To better understand this, consider the following example:
function sum(items: seq<nat>) : (r:nat) {
if |items| == 0 then 0
else items[0] + sum(items[1..])
}
This recursively computes the sum of a sequence of unsigned integers
(nat
s). Using by method
, we can add an imperative implementation
like so:
function sum(items: seq<nat>) : (r:nat) {
if |items| == 0 then 0
else items[0] + sum(items[1..])
} by method {
r := 0;
var i : nat := |items|;
while i > 0
invariant r == sum(items[i..]) {
i := i - 1;
r := r + items[i];
} }
This uses a while
loop to implement the functional specification.
The key point is that Dafny automatically proves the imperative
version correctly implements the functional specification. Whilst
that is pretty amazing, Dafny does need help to do this: firstly, an
invariant
was needed to help Dafny match the loop and the recursive
specification at each step; secondly, to make this work, the loop must
traverse backwards through the sequence (which is perhaps not that
intuitive).
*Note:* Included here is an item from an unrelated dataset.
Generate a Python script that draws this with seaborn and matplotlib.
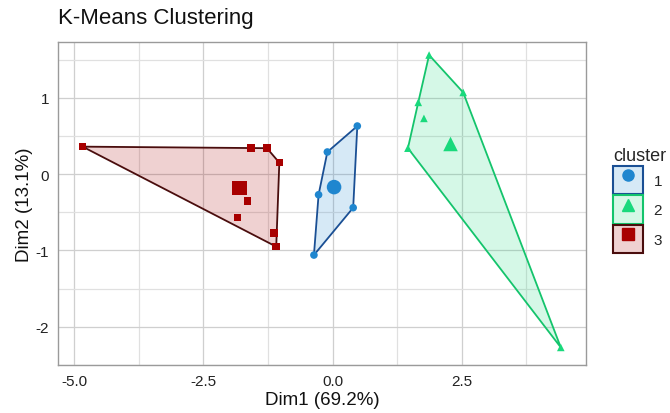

However, having done this, we now know sum()
will not
exhaust the call stack at runtime on large inputs!
We can now see the final version of our FromBytes()
function from before:
function FromBytes(bytes:seq<u8>) : (r:nat) {
if |bytes| == 0 then 0
else
var last := |bytes| - 1;
var byte := bytes[last] as nat;
var msw := FromBytes(bytes[..last]);
(msw * 256) + byte
} by method {
r := 0;
for i := 0 to |bytes|
invariant r == FromBytes(bytes[..i]) {
var ith := bytes[i] as nat;
r := (r * 256) + ith;
LemmaFromBytes(bytes,i);
}
// Dafny needs help here :)
assert bytes[..|bytes|] == bytes;
// Done
return r;
}
The by method
implementation is similar to what we did for the
sum()
example, though Dafny requires slightly more hand-holding to
show the while
loop is equivalent to the recursive specification.
In particular, a lemma LemmaFromBytes()
is needed to help
reestablish the loop invariant (not shown). Regardless, the net
effect is the same — FromBytes()
no longer exhausts the call stack
on the official EVM test suite. That is a great result!
Conclusion
In languages like Dafny, a dichotomy exists between functional specifications and imperative implementations: Specifications must be functional so the underlying theorem prover can safely reason about them; on the other hand, algorithms are often more efficient when implemented using loops. The ability to seamlessly cross the divide between these two extremes is a unique feature of Dafny which (when the need arises) is compelling.